During that time, enrolled members of the Osage Indian nation were among the wealthiest people per capita in the world. The rich oil fields beneath their reservation brought millions of dollars into the tribe annually, distributed to tribal members holding "headrights" that could not be bought or sold but only inherited. This vast wealth attracted the attention of unscrupulous whites who found ways to divert it to themselves by marrying Osage women or by having Osage declared legally incompetent so the whites could fleece them through the administration of their estates.
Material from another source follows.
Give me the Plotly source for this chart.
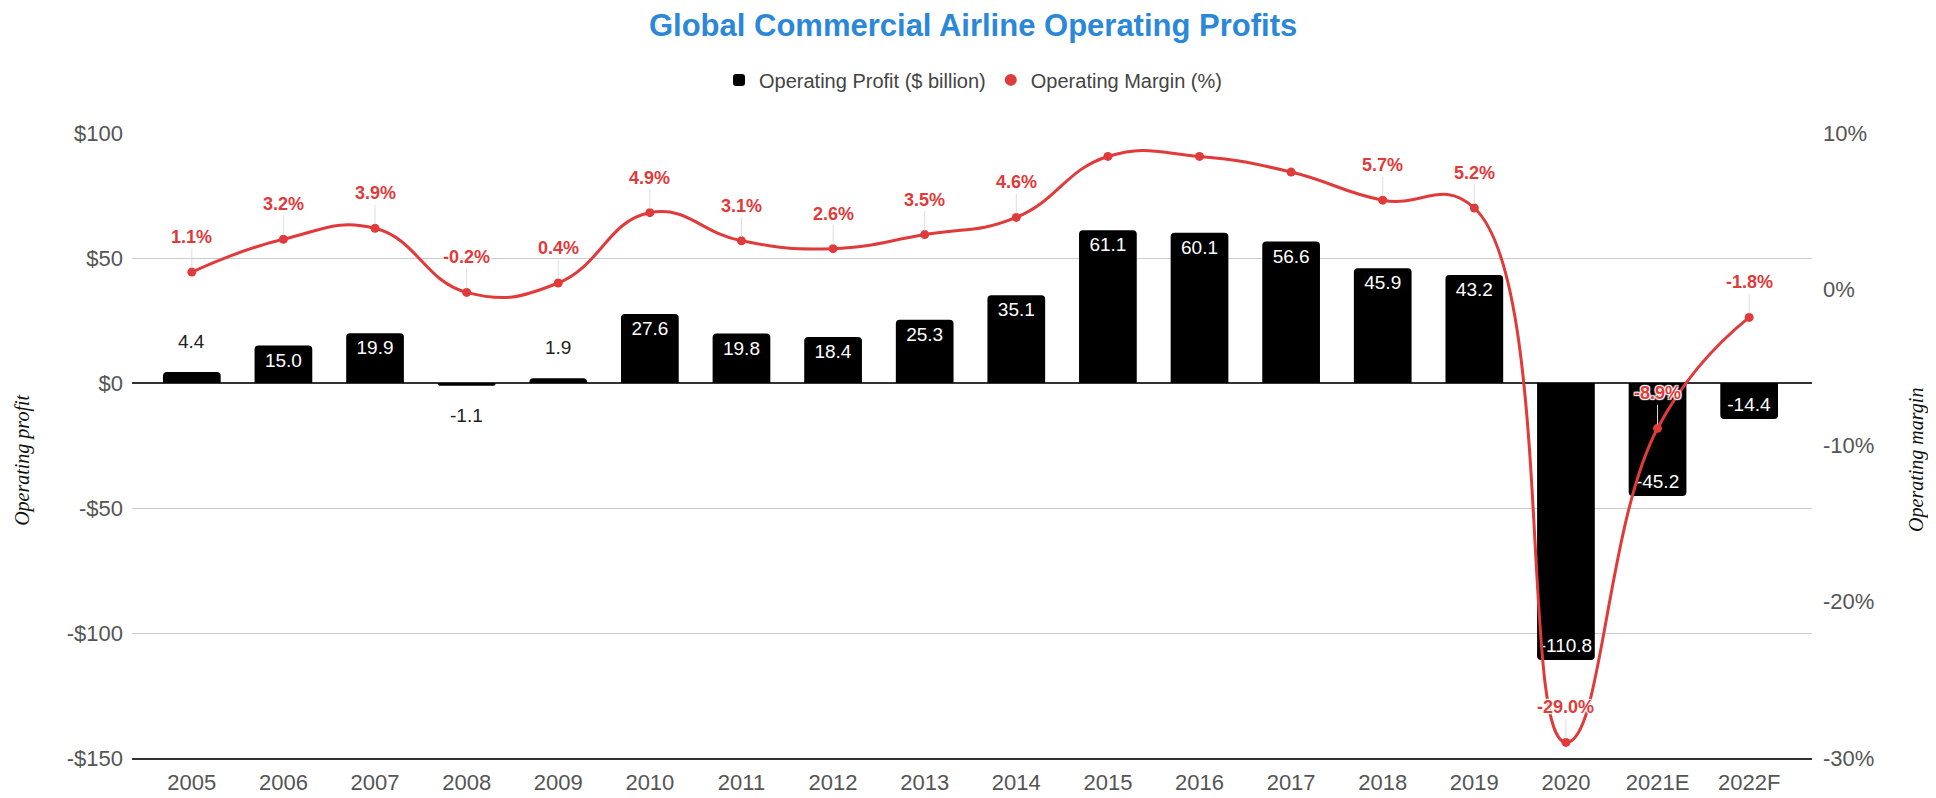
import plotly.graph_objects as go

years = ["2005", "2006", "2007", "2008", "2009", "2010", "2011", "2012", "2013",
         "2014", "2015", "2016", "2017", "2018", "2019", "2020", "2021E", "2022F"]
profit = [4.4, 15.0, 19.9, -1.1, 1.9, 27.6, 19.8, 18.4, 25.3,
          35.1, 61.1, 60.1, 56.6, 45.9, 43.2, -110.8, -45.2, -14.4]
margin = [1.1, 3.2, 3.9, -0.2, 0.4, 4.9, 3.1, 2.6, 3.5,
          4.6, 8.5, 8.5, 7.5, 5.7, 5.2, -29.0, -8.9, -1.8]
# years whose margin labels are visible in the source chart
margin_label_years = ["2005", "2006", "2007", "2008", "2009", "2010", "2011", "2012",
                      "2013", "2014", "2018", "2019", "2020", "2021E", "2022F"]
# bars whose value label sits outside the bar
outside_label_years = ["2005", "2008", "2009"]

left_tickvals = [100, 50, 0, -50, -100, -150]
left_ticktext = ["$100", "$50", "$0", "-$50", "-$100", "-$150"]
right_tickvals = [10, 0, -10, -20, -30]
right_ticktext = ["10%", "0%", "-10%", "-20%", "-30%"]

RED = "#e03a3a"
BLUE = "#2b87d8"
GREY = "#555555"
FONT = "Liberation Sans, Arial, sans-serif"
SERIF = "Liberation Serif, Times New Roman, serif"

fig = go.Figure()

bar_text = [f"{v:.1f}" for v in profit]
bar_pos = ["none" if y in outside_label_years else "inside" for y in years]

fig.add_trace(go.Bar(
    x=years, y=profit, name="Operating Profit ($ billion)",
    marker=dict(color="black", line=dict(width=0)),
    text=bar_text, textposition=bar_pos, insidetextanchor="end",
    insidetextfont=dict(color="white", size=19, family=FONT),
    textangle=0, cliponaxis=False, hoverinfo="skip",
    yaxis="y",
))

fig.add_trace(go.Scatter(
    x=years, y=margin, name="Operating Margin (%)", yaxis="y2",
    mode="lines+markers", line=dict(color=RED, width=3, shape="spline", smoothing=1.3),
    marker=dict(color=RED, size=9), showlegend=False, cliponaxis=False,
))
fig.add_trace(go.Scatter(
    x=[years[0]], y=[None], name="Operating Margin (%)", yaxis="y2",
    mode="markers", marker=dict(color=RED, size=16), showlegend=True,
))

annotations = []
for i, (y, v, t) in enumerate(zip(years, profit, bar_text)):
    if y in outside_label_years:
        annotations.append(dict(
            x=i, y=v, xref="x", yref="y", text=t, showarrow=False,
            yshift=31 if v >= 0 else -30,
            font=dict(size=19, color="#222222", family=FONT),
        ))

halo = ("1px 1px 1px white, -1px -1px 1px white, 1px -1px 1px white, "
        "-1px 1px 1px white, 0px 0px 2px white")
for i, (y, m) in enumerate(zip(years, margin)):
    if y in margin_label_years:
        annotations.append(dict(
            x=i, y=m, xref="x", yref="y2", text=f"{m:.1f}%",
            showarrow=True, arrowhead=0, arrowwidth=1, arrowcolor="#dddddd",
            ax=0, ay=-35, standoff=4,
            font=dict(size=18, color=RED, family=FONT, weight="bold", shadow=halo),
        ))

annotations.append(dict(
    text="Operating profit", xref="paper", yref="paper", x=-0.0649, y=0.477,
    xanchor="center", yanchor="middle", textangle=-90, showarrow=False,
    font=dict(family=SERIF, size=20, style="italic", color="#111111"),
))
annotations.append(dict(
    text="Operating margin", xref="paper", yref="paper", x=1.0625, y=0.477,
    xanchor="center", yanchor="middle", textangle=-90, showarrow=False,
    font=dict(family=SERIF, size=20, style="italic", color="#111111"),
))

fig.update_layout(
    width=1936, height=798,
    margin=dict(l=124, r=132, t=125, b=48),
    paper_bgcolor="white", plot_bgcolor="white",
    font=dict(family=FONT, color=GREY),
    title=dict(text="<b>Global Commercial Airline Operating Profits</b>",
               x=0.4985, xanchor="center", y=0.979, yanchor="middle",
               font=dict(size=31, color=BLUE, family=FONT)),
    legend=dict(orientation="h", x=0.5006, xanchor="center", y=1.085, yanchor="middle",
                font=dict(size=20, color="#444444", family=FONT),
                itemsizing="constant", traceorder="normal"),
    bargap=0.37, barcornerradius=4,
    uniformtext=dict(minsize=19, mode="show"),
    xaxis=dict(type="category", categoryorder="array", categoryarray=years,
               range=[-0.653, len(years) - 1 + 0.686],
               showgrid=False, showline=True, linecolor="#333333",
               linewidth=1.5, ticks="", tickfont=dict(size=22, color=GREY),
               ticklabelstandoff=4),
    yaxis=dict(range=[-150, 100], tickvals=left_tickvals, ticktext=left_ticktext,
               showgrid=True, gridcolor="#cccccc", gridwidth=1,
               zeroline=True, zerolinecolor="#333333", zerolinewidth=1.5,
               showline=False, ticks="", tickfont=dict(size=22, color=GREY),
               ticklabelstandoff=8),
    yaxis2=dict(range=[-30, 10], tickvals=right_tickvals, ticktext=right_ticktext,
                overlaying="y", side="right", showgrid=False, zeroline=False,
                showline=False, ticks="", tickfont=dict(size=22, color=GREY),
                ticklabelstandoff=10),
    annotations=annotations,
    hovermode=False,
)

fig.write_html("out.html")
For some, however, these deceptive tactics were not enough, and a plague of violent death—by shooting, poison, orchestrated automobile accident, and bombing—began to decimate the Osage in what they came to call the "Reign of Terror." Corrupt and incompetent law enforcement and judicial systems ensured that the perpetrators were never found or punished until the young J. Edgar Hoover saw cracking these cases as a means of burnishing the reputation of the newly professionalized FBI. Bestselling New Yorkerstaff writer Grann (The Devil and Sherlock Holmes: Tales of Murder, Madness, and Obsession, 2010, etc.) follows Special Agent Tom White and his assistants as they track the killers of one extended Osage family through a closed local culture of greed, bigotry, and lies in pursuit of protection for the survivors and justice for the dead. But he doesn't stop there; relying almost entirely on primary and unpublished sources, the author goes on to expose a web of conspiracy and corruption that extended far wider than even the FBI ever suspected. This page-turner surges forward with the pacing of a true-crime thriller, elevated by Grann's crisp and evocative prose and enhanced by dozens of period photographs.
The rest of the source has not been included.